May 12, 1784
To my fellow Americans: happy Independence Day! As we all know, July 4th, 1776 marked the birth of the United States with the signing of the Declaration of Independence. But here's my hot take for the day–we're celebrating the wrong date. (And no, John Adams nerds, I don't mean we should be celebrating July 2nd instead.) In my view, the real date of America's founding is a few years later, on May 12, 1784.
Don't get me wrong, 7/4/76 is still important. The Declaration is still the foundation of American values, an uplifting document about how "all men are created equal" and "endowed by their Creator with certain unalienable Rights, that among these are Life, Liberty and the pursuit of Happiness." But the Declaration was little more than a formality, a fancy-looking document for King George III telling him exactly why the colonists were up in arms against him and what they wanted. It didn't necessarily mean America had the substance or the recognition to truly be an independent nation. For the time being, the Founding Fathers and company were still just a bunch of insurrectionists with aspirations of secession.

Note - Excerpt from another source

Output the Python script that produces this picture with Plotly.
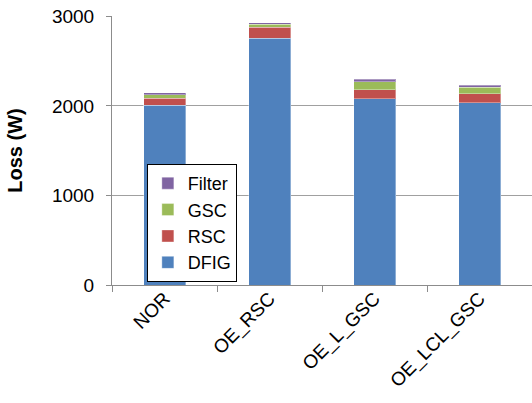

That substance finally came around at the end of the war. The Treaty of Paris, putting an end to the conflict and positioning America as a sovereign nation, was signed on September 3, 1783. Finally, independence… but wait, there's more! The treaty still had to be ratified by both sides. The US Congress of the Confederation ratified the document on January 14, 1784, followed by British ratification on April 9. Finally, the ratified copies of the Treaty of Paris were exchanged on May 12, 1784, at which point British recognition of America as not their colony began and the United States was truly an independent nation.
By this logic, of course, Constitution Day would be a bit differently placed in the calendar. While the document was signed on September 17, 1787, it took until June 21, 1788 for the minimum 9 states to ratify it. The Constitution didn't come into effect until September 13, 1788, just shy of a year later, when a resolution was passed by the Continental Congress to start it up in every state that had approved it by then–11 at that point.
"What does it matter?" you ask. "No one's going to change the date of Independence Day!" Of course not! The date is crucial to our identity. It still marks the conception of the United States of America, after all. But for people, 9 months pass between conception and birth (usually), and for this country, well, that period was closer to eight years.
Once again, happy Independence Day! I hope you're celebrating in a fun (and safe!) way today. If you're not in the US… hope you have a great Saturday, I suppose.